By importing the library developed in this project, users should be able to insert assumptions and assertions into their programs that use a logical syntax and that will be checked at run-time. For example, the following Python program should generate no run-time errors because the asserted fact is true.
import pyaartifact xs = [1,3,5] assert(dir(), "for x in xs: x is odd")
The components of this library can include:
- a parser for logical expressions;
- an interpreter that can evaluate logical expressions (it may be useful to employ the Python
eval()anddir()functions to handle syntax such as that presented above); - a logical validation algorithm for expressions.
The following component could be added if time and resources permit:
- a global data structure for keeping track of which predicates apply to which expressions (such as the hypergraph discussed in the "Client-side Transitive Closure Computation" project description above);
It is acceptable to start the project by first implementing a basic parser and validation procedure for logical expressions using Python. Use of a library such as PyLog is acceptable as long as it is used in a way that does not introduce logical inconsistencies.
Subsequent revisions can add more features, such as the inclusion of Python variables and constants within logical expressions.
Once a stable version of the library has been created, at least two simple examples should be constructed illustrating how it can be used to increase confidence in the correctness of an implementation of algorithms. These algorithms should at least perform some basic computation (e.g. factoring, sorting).
[edit] *Extra. Flexible Interface for Proof Sketching
This project is more of a feature that might be implemented as part of one of the other projects.
Using JavaScript or related tools, implement a graphical user interface for sketching proofs that works like a flexible notepad.
Users should be able to type text anywhere on the page, and should be able to move any pieces or collections of text around as they see fit. At any given moment, an algorithm should make its best effort to parse and validate the text, or parts of the text, that is found on the screen (the algorithm may assume that text is written top-to-bottom, left-to-right).
Because users should be able to save and store their proof sketch (e.g. in a database), any such tool should be able to convert a sketch from and to an ASCII or binary representation.
[edit] General Directions
[edit] Interface
Further improvements to the interface can revolve around better integration of components and a more interactive user experience. Users should get feedback about proper syntax, selection of syntactic idioms, and even validity of statements as they are typing formal arguments.

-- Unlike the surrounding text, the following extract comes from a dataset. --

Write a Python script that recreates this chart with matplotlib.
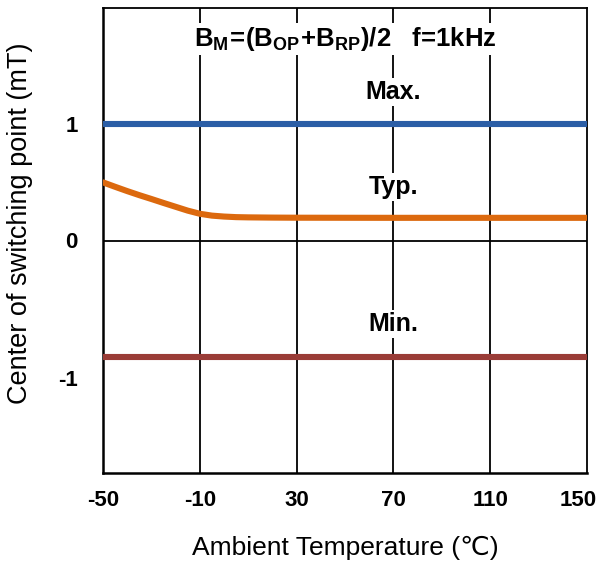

Other improvements to the interface include the integration of systems for sketching formal structures. For example, it should be possible to sketch diagrams of structures such as graphs, and to then include these graphs within the dynamic context so that assertions can be made about their properties.

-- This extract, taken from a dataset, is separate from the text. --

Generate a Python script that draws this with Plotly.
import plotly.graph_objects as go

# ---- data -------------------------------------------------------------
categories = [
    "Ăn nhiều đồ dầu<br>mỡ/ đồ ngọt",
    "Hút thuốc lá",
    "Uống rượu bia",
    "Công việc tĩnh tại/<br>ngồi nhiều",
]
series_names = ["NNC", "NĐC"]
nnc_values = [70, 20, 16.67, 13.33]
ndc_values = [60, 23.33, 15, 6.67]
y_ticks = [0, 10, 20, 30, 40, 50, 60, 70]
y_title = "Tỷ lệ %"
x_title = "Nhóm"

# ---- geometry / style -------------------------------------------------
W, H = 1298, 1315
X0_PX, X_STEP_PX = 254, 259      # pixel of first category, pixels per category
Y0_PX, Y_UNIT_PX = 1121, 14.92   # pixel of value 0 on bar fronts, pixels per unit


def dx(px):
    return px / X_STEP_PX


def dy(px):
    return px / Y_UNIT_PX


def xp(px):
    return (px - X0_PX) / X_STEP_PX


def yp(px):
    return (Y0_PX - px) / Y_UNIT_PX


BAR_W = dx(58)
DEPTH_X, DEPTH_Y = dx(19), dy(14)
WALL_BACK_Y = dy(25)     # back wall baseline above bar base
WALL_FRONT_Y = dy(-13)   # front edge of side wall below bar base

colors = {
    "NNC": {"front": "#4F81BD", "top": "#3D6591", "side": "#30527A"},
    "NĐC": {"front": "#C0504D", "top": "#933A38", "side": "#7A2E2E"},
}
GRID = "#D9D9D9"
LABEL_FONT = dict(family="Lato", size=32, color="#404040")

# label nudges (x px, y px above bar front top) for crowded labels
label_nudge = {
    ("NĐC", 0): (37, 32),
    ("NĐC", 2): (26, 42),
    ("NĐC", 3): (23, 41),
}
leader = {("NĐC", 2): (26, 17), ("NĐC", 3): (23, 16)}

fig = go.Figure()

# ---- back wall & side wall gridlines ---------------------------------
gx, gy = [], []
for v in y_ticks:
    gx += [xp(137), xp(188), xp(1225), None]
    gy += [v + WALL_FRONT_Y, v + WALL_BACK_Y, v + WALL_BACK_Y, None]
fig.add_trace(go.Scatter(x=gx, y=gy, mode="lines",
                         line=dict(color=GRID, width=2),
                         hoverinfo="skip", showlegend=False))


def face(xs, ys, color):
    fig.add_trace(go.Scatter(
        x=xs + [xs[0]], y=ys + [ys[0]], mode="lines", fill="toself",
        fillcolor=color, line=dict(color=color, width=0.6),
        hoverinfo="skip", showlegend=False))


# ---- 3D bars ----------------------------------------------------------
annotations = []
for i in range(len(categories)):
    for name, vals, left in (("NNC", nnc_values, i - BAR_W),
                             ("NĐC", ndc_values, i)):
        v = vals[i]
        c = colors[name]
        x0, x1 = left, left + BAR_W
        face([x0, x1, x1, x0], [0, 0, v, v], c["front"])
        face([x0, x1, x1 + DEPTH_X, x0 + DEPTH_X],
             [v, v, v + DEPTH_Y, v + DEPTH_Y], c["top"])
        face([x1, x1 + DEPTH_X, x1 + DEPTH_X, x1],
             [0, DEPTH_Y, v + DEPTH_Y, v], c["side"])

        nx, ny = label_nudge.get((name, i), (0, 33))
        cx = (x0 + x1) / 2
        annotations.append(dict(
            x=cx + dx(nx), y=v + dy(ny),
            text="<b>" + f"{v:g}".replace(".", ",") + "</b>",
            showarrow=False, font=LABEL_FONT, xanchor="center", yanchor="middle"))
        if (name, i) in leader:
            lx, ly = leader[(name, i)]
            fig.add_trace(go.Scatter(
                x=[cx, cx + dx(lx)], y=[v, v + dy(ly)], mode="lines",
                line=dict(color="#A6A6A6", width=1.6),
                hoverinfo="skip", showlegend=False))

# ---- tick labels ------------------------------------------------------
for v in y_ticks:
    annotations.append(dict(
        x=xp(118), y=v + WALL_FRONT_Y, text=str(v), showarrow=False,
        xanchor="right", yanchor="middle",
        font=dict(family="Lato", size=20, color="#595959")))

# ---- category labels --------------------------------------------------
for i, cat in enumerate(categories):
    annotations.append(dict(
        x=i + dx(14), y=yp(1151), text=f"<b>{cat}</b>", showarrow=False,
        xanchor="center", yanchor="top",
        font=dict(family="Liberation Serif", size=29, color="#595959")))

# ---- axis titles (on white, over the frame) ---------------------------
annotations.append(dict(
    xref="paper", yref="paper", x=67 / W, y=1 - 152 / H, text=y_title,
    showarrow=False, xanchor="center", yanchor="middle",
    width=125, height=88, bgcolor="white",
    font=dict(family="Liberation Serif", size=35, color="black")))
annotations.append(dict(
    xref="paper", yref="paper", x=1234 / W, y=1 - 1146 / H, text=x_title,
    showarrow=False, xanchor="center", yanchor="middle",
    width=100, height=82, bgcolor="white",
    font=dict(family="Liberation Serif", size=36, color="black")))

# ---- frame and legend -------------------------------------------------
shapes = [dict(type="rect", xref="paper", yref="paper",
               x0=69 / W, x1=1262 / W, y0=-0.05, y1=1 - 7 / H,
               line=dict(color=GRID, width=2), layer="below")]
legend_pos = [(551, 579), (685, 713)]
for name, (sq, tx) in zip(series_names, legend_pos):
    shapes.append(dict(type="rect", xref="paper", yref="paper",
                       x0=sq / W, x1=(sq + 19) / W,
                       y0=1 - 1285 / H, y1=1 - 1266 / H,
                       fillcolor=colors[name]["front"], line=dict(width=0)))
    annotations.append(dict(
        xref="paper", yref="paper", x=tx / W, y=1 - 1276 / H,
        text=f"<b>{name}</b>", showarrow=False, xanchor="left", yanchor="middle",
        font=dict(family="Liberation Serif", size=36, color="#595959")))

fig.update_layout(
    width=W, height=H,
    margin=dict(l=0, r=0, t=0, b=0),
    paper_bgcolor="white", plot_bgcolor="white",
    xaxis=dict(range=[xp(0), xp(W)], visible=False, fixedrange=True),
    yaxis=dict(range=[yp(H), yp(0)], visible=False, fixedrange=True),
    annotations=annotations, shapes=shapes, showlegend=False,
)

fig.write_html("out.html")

[edit] Efficient operation of validation procedures
The dynamic context uses a large amount of memory, and computing the closure procedure can take a substantial amount of time. It is necessary to make the implementation of the dynamic context more space-efficient. It is also necessary to develop heuristic techniques for predicting and avoiding worst-case formal arguments that cause superlinear growth in the size of the dynamic context. Currently, worst-case scenarios such as the following cause quadratic growth:
Assert $14*x = x+x+x+x+x+x+x+x+x+x+x+x+x+x$.
[edit] Infrastructure and distribution
This system can be deployed as a web application within a classroom or work environment if it is hosted on the cloud. One possible approach is to set up an environment such as this instance of MediaWiki along with a collection of validation servers. An infrastructure would need to be set up to distribute the load of validation requests across these servers.
This system can also be deployed by clients in their own environment. Currently, this requires installation of the Haskell Platform, and use of a command-line interface. Neither of these are ideal. It is preferable to make available a single package to users that contains both the system and any necessary supporting environment. This may require recoding (or compiling) the entire system in a different language or on a different platform.
A significant portion of the system's error detection and validation capabilities can be implemented as a client-side browser application. Such an effort would involve implementation of a parser and validation procedure using JavaScript/AJAX/jQuery/GWT. This could then be integrated into the existing client-side application.
[edit] Integration with existing systems
Because the primary purpose of the system is to act as a user-friendly interface for verification capabilities, it is natural to implement translations that transform the inferences performed by the system's validation procedure into proofs that can be verified with some other existing verification system. This would require the creation of a back-end component that generates formal proofs that can be verified by Mizar, an instantiation of Isabelle, or even Coq. It would also be necessary to assemble a static context of propositions that corresponds to the target system. Such an exercise would enhance our system's usefulness by allowing users to validate their arguments with respect to a well-established system. It would also provide a way to further evaluate the usability benefits provided by our system. It would also potentially foster more interaction with the formal verification community.
[edit] Applications
The approaches adopted in the development of this system can be applied more widely. The system's static context can be instantiated with concepts and propositions from a particular domain. It would then be possible evaluate whether there are any benefits within that context of the immediate feedback and lightweight validation provided by our system.
For example, it should be possible to assemble a static context for particular programming languages. This context might include code templates corresponding to particular common practices or strategies, and propositions that deal with high-level characteristics of user programs. These characteristics may include termination, unused variables, dead code, and others studied in the programming language design and optimization literature. This effort could be further bolstered by developing a separate parser that can accommodate the syntax of the programming language being considered. Such a variant of this system would overlap in motivation and approach to related work [1,2,3].
As another example, it should be possible to assemble a static context of concepts and facts about a family of constraints used within a particular discipline, such as control theory.
[edit] References
[1] Sangmok Han, David R. Wallace, and Robert C. Miller. Code completion from abbreviated input, 2009.
[2] Greg Little and Robert C. Miller. Keyword programming in java, March 2009.
[3] Greg Little, Robert C. Miller, Victoria Chou, Michael Bernstein, Tessa Lau, and Allen Cypher. Sloppy Programming, 2009.